While the decline in dwelling consents issued has been broadbased across the different housing types, demand for standalone houses continues to fall particularly sharply. For the year to September 2023, consents issued for standalone houses fell below that for townhouses and flats.

Mr Watkins continued, “Given the scarcity of land, we expect housing construction demand will continue to shift towards higher density housing over the coming years.”

He added, “We also expect the dampening effects of higher interest rates on construction demand will further ease capacity pressures in the construction sector. Cost pressures are also expected to ease as the rebound in net migration inflows in the wake of the reopening of international borders helps to alleviate labour shortages in the construction sector.”

“Meanwhile, the resolution of supply chain disruptions is driving a continued unwinding of building materials shortages.  Overall, this combination of softer demand and increased supply should lead to a continued slowing in construction cost inflation over the coming year,” he said.

Growth of non-residential construction demand

According to Forecast 106, over the past year, increased demand for social buildings has driven growth in non-residential construction demand. Despite the slowing in retail spending as households face headwinds from higher living costs and interest rates, growth in both alterations and construction of new retail outlets was the second-highest driver in non-residential construction demand for the year to September 2023.

Increased demand for the construction of healthcare facilities also contributed to the growth in non-residential construction demand over the past year. In contrast, there has been reduced demand for the construction of office buildings and education buildings.

Building consents by region

Over the past year, growth in non-residential construction consent issuance has been concentrated in Otago, Canterbury and the Bay of Plenty. In Otago, this growth in non-residential construction demand largely reflects growth in demand for healthcare facilities.

In Canterbury, stronger construction demand for healthcare facilities and cultural buildings were the key drivers of growth in non-residential construction demand over the past year.

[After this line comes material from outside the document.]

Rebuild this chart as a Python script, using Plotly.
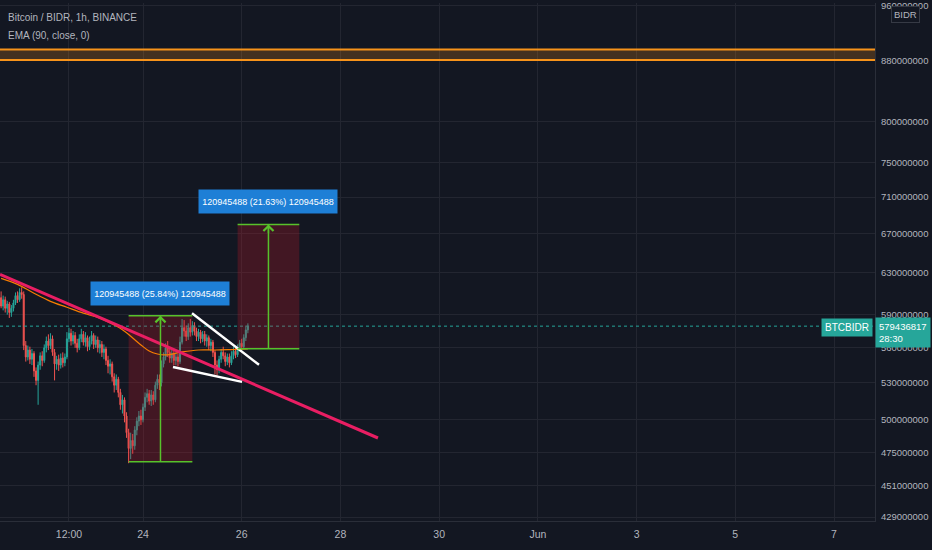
import math
import pandas as pd
import plotly.graph_objects as go

# ---------------- data (prices in millions of BIDR) ----------------
candle_start = "2021-05-21 03:00"
opens = [606, 598, 604, 596, 600, 592, 596, 601, 608, 604, 611, 609, 562, 552, 558, 550, 555, 540, 532, 545,
         553, 549, 560, 566, 562, 568, 556, 546, 550, 545, 551, 547, 552, 568, 573, 566, 571, 564, 560, 568,
         572, 565, 569, 561, 566, 571, 563, 567, 560, 563, 556, 559, 549, 544, 546, 535, 528, 533, 522, 512,
         516, 503, 490, 478, 484, 480, 492, 499, 503, 500, 510, 518, 521, 515, 520, 516, 528, 533, 530, 546,
         552, 560, 556, 551, 555, 549, 552, 548, 565, 578, 575, 570, 578, 574, 580, 575, 570, 574, 568, 572,
         566, 569, 562, 565, 556, 545, 541, 550, 556, 553, 548, 552, 547, 553, 557, 554, 560, 564, 561, 569, 576]
highs = [612, 608, 607, 603, 602, 599, 604, 611, 612, 615, 616, 612, 566, 562, 561, 559, 557, 543, 548, 556,
         557, 563, 570, 572, 573, 571, 559, 553, 554, 555, 556, 555, 574, 578, 577, 575, 574, 568, 572, 577,
         575, 574, 571, 570, 575, 573, 571, 570, 567, 566, 563, 561, 553, 550, 548, 538, 537, 535, 525, 520,
         518, 506, 493, 490, 489, 495, 502, 507, 508, 513, 522, 525, 524, 524, 523, 531, 537, 537, 549, 556,
         564, 566, 560, 559, 558, 556, 555, 570, 586, 585, 580, 582, 586, 584, 583, 578, 577, 576, 575, 575,
         572, 571, 568, 567, 558, 549, 553, 559, 561, 556, 555, 555, 557, 561, 560, 563, 567, 568, 572, 580, 582]
lows = [596, 594, 592, 590, 587, 588, 593, 599, 601, 602, 605, 558, 548, 549, 546, 545, 535, 528, 512, 541,
        544, 547, 556, 558, 559, 553, 532, 541, 540, 542, 543, 544, 550, 565, 562, 563, 560, 556, 558, 565,
        562, 561, 557, 558, 563, 559, 560, 556, 555, 552, 550, 545, 538, 537, 531, 522, 524, 518, 508, 505,
        498, 486, 467, 470, 474, 477, 488, 495, 496, 498, 507, 514, 512, 511, 512, 514, 525, 524, 527, 543,
        549, 552, 547, 547, 545, 545, 544, 546, 563, 570, 566, 567, 570, 571, 571, 566, 566, 564, 565, 562,
        561, 558, 557, 552, 537, 536, 538, 547, 550, 544, 545, 543, 545, 550, 551, 552, 557, 558, 559, 566, 573]
closes = [598, 604, 596, 600, 592, 596, 601, 608, 604, 611, 609, 562, 552, 558, 550, 555, 540, 532, 545, 553,
          549, 560, 566, 562, 568, 556, 546, 550, 545, 551, 547, 552, 568, 573, 566, 571, 564, 560, 568, 572,
          565, 569, 561, 566, 571, 563, 567, 560, 563, 556, 559, 549, 544, 546, 535, 528, 533, 522, 512, 516,
          503, 490, 478, 484, 480, 492, 499, 503, 500, 510, 518, 521, 515, 520, 516, 528, 533, 530, 546, 552,
          560, 556, 551, 555, 549, 552, 548, 565, 578, 575, 570, 578, 574, 580, 575, 570, 574, 568, 572, 566,
          569, 562, 565, 556, 545, 541, 550, 556, 553, 548, 552, 547, 553, 557, 554, 560, 564, 561, 569, 576, 579.436817]

ema_times = ["2021-05-21 03:00", "2021-05-21 11:00", "2021-05-21 19:00", "2021-05-22 03:00", "2021-05-22 11:00",
             "2021-05-22 19:00", "2021-05-23 03:00", "2021-05-23 11:00", "2021-05-23 15:00", "2021-05-23 19:00",
             "2021-05-23 23:00", "2021-05-24 03:00", "2021-05-24 07:00", "2021-05-24 11:00", "2021-05-24 19:00",
             "2021-05-25 03:00", "2021-05-25 11:00", "2021-05-25 19:00", "2021-05-26 03:00"]
ema_values = [624.7, 618.8, 610.2, 602.5, 596.9, 591.4, 586.8, 579.5, 574.9, 568.7,
              562.5, 557.2, 554.6, 553.8, 556.4, 558.1, 558.1, 558.5, 559.0]

trend_times = ["2021-05-21 02:28", "2021-05-28 18:15"]
trend_prices = [628.6, 485.9]
wedge_upper_times = ["2021-05-24 23:50", "2021-05-26 08:25"]
wedge_upper_prices = [591.4, 545.2]
wedge_lower_times = ["2021-05-24 14:35", "2021-05-26 00:10"]
wedge_lower_prices = [543.4, 530.8]

move_size = 120945488
pos1_times = ["2021-05-23 17:00", "2021-05-25 00:00"]
pos1_pct = 25.84
pos2_times = ["2021-05-25 22:00", "2021-05-27 04:00"]
pos2_pct = 21.63

band_prices = [881.0, 895.5]
last_price = 579436817
countdown = "28:30"

x_range = ["2021-05-21 02:28", "2021-06-07 19:56"]
x_tick_vals = ["2021-05-22 12:00", "2021-05-24", "2021-05-26", "2021-05-28", "2021-05-30",
               "2021-06-01", "2021-06-03", "2021-06-05", "2021-06-07"]
x_tick_text = ["12:00", "24", "26", "28", "30", "Jun", "3", "5", "7"]
y_tick_vals = [429e6, 451e6, 475e6, 500e6, 530e6, 560e6, 590e6, 630e6, 670e6, 710e6, 750e6, 800e6, 880e6, 960e6]
y_tick_text = [str(int(v)) for v in y_tick_vals]
y_range_log = [8.62981, 8.98390]

# ---------------- styling ----------------
BG = "#131722"
GRID = "#232631"
TXT = "#b2b5be"
UP = "#26a69a"
DOWN = "#ef5350"
GREEN = "#57c22b"
FONT = "Liberation Sans, Arial, sans-serif"

M = 1e6
times = pd.date_range(candle_start, periods=len(closes), freq="h")

fig = go.Figure()

# current price dotted line (behind candles)
fig.add_trace(go.Scatter(x=x_range, y=[last_price, last_price], mode="lines",
                         line=dict(color=UP, width=1, dash="dot"), hoverinfo="skip"))

fig.add_trace(go.Candlestick(
    x=times, open=[v * M for v in opens], high=[v * M for v in highs],
    low=[v * M for v in lows], close=[v * M for v in closes],
    increasing=dict(line=dict(color=UP, width=1), fillcolor=UP),
    decreasing=dict(line=dict(color=DOWN, width=1), fillcolor=DOWN),
    whiskerwidth=0, hoverinfo="skip"))

# orange horizontal band
fig.add_trace(go.Scatter(x=x_range, y=[band_prices[0] * M] * 2, mode="lines",
                         line=dict(color="#f7931a", width=2), hoverinfo="skip"))
fig.add_trace(go.Scatter(x=x_range, y=[band_prices[1] * M] * 2, mode="lines", fill="tonexty",
                         fillcolor="rgba(247,147,26,0.22)",
                         line=dict(color="#f7931a", width=2), hoverinfo="skip"))

# position boxes
positions = [(pos1_times, pos1_pct), (pos2_times, pos2_pct)]
for (t, pct) in positions:
    entry = move_size / (pct / 100.0)
    target = entry + move_size
    fig.add_trace(go.Scatter(x=[t[0], t[1], t[1], t[0], t[0]], y=[entry, entry, target, target, entry],
                             mode="lines", fill="toself", fillcolor="rgba(200,25,40,0.26)",
                             line=dict(width=0), hoverinfo="skip"))

# EMA
fig.add_trace(go.Scatter(x=ema_times, y=[v * M for v in ema_values], mode="lines",
                         line=dict(color="#f57c00", width=1.2, shape="spline"), hoverinfo="skip"))

# trend line
fig.add_trace(go.Scatter(x=trend_times, y=[v * M for v in trend_prices], mode="lines",
                         line=dict(color="#e91e63", width=3), hoverinfo="skip"))
# wedge lines
fig.add_trace(go.Scatter(x=wedge_upper_times, y=[v * M for v in wedge_upper_prices], mode="lines",
                         line=dict(color="#ffffff", width=2.5), hoverinfo="skip"))
fig.add_trace(go.Scatter(x=wedge_lower_times, y=[v * M for v in wedge_lower_prices], mode="lines",
                         line=dict(color="#ffffff", width=2.5), hoverinfo="skip"))

annotations = []
for (t, pct) in positions:
    entry = move_size / (pct / 100.0)
    target = entry + move_size
    t0, t1 = pd.Timestamp(t[0]), pd.Timestamp(t[1])
    tm = t0 + (t1 - t0) / 2
    for lvl in (entry, target):
        fig.add_trace(go.Scatter(x=[t0, t1], y=[lvl, lvl], mode="lines",
                                 line=dict(color=GREEN, width=1.5), hoverinfo="skip"))
    fig.add_trace(go.Scatter(x=[tm, tm], y=[entry, target], mode="lines",
                             line=dict(color=GREEN, width=1.5), hoverinfo="skip"))
    annotations.append(dict(x=tm, y=math.log10(target), xref="x", yref="y", ax=0, ay=10,
                            showarrow=True, arrowhead=4, arrowsize=1.3, arrowwidth=1.5,
                            arrowcolor=GREEN, text=""))
    annotations.append(dict(x=tm, y=math.log10(target), xref="x", yref="y", yanchor="bottom",
                            yshift=10, showarrow=False,
                            text=f"{move_size} ({pct:.2f}%) {move_size}",
                            font=dict(family=FONT, size=9, color="#ffffff"),
                            bgcolor="#1e7fd6", borderpad=2, width=134, height=19))

# legend texts
annotations.append(dict(x=6 / 875, y=1 - 15 / 521, xref="paper", yref="paper", xanchor="left",
                        yanchor="middle", showarrow=False, text="Bitcoin / BIDR, 1h, BINANCE",
                        font=dict(family=FONT, size=10, color=TXT)))
annotations.append(dict(x=6 / 875, y=1 - 33 / 521, xref="paper", yref="paper", xanchor="left",
                        yanchor="middle", showarrow=False, text="EMA (90, close, 0)",
                        font=dict(family=FONT, size=10, color=TXT)))
# price labels
annotations.append(dict(x=1, y=math.log10(last_price), xref="paper", yref="y", xanchor="left",
                        yanchor="top", yshift=9, showarrow=False, align="left",
                        text=f"{last_price}<br>{countdown}",
                        font=dict(family=FONT, size=9.5, color="#ffffff"),
                        bgcolor=UP, borderpad=3))
annotations.append(dict(x=1, y=math.log10(last_price), xref="paper", yref="y", xanchor="right",
                        yanchor="middle", xshift=-2, yshift=-1, showarrow=False, text="BTCBIDR",
                        font=dict(family=FONT, size=10, color="#ffffff"),
                        bgcolor=UP, borderpad=3))
annotations.append(dict(x=905 / 875, y=1 - 12 / 521, xref="paper", yref="paper", xanchor="center",
                        yanchor="middle", showarrow=False, text="BIDR",
                        font=dict(family=FONT, size=9.5, color=TXT),
                        bgcolor=BG, bordercolor="#363a45", borderwidth=1, borderpad=2))

fig.update_layout(
    width=932, height=550, margin=dict(l=0, r=57, t=0, b=29),
    paper_bgcolor=BG, plot_bgcolor=BG, showlegend=False, hovermode=False,
    font=dict(family=FONT, color=TXT, size=10),
    annotations=annotations,
    xaxis=dict(type="date", range=x_range, tickvals=x_tick_vals, ticktext=x_tick_text,
               rangeslider=dict(visible=False), showgrid=True, gridcolor=GRID, gridwidth=1,
               showline=True, linecolor="#2a2e39", linewidth=1, ticks="", ticklabelstandoff=3,
               tickfont=dict(family=FONT, size=10.5, color=TXT), zeroline=False, fixedrange=True),
    yaxis=dict(type="log", range=y_range_log, side="right", tickvals=y_tick_vals, ticktext=y_tick_text,
               showgrid=True, gridcolor=GRID, gridwidth=1, showline=True, linecolor="#2a2e39",
               linewidth=1, ticks="", ticklabelstandoff=3, ticklabeloverflow="allow",
               tickfont=dict(family=FONT, size=9.5, color=TXT), zeroline=False, fixedrange=True),
)

fig.write_html("out.html")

Stronger construction demand for healthcare facilities was also the key driver of non-residential construction demand in the Bay of Plenty, with construction demand for office buildings in the region also adding support.

Building cost inflation easing

RLB expects construction cost inflation will continue to ease over the coming years, reflecting the continued softening in capacity pressures in the sector.  Building sector firms report a reduction in labour shortages as the reopening of international borders allows firms to bring in workers from overseas, while construction demand is easing (albeit from high levels).

Mr Watkins concluded, “We forecast annual non-residential construction cost inflation to ease to 4 per cent in mid-2024. Beyond 2024, we expect a continued easing in capacity pressures in the construction sector will drive annual non-residential construction cost inflation to below 3 per cent over 2025 before picking up in the subsequent years as demand for construction recovers.”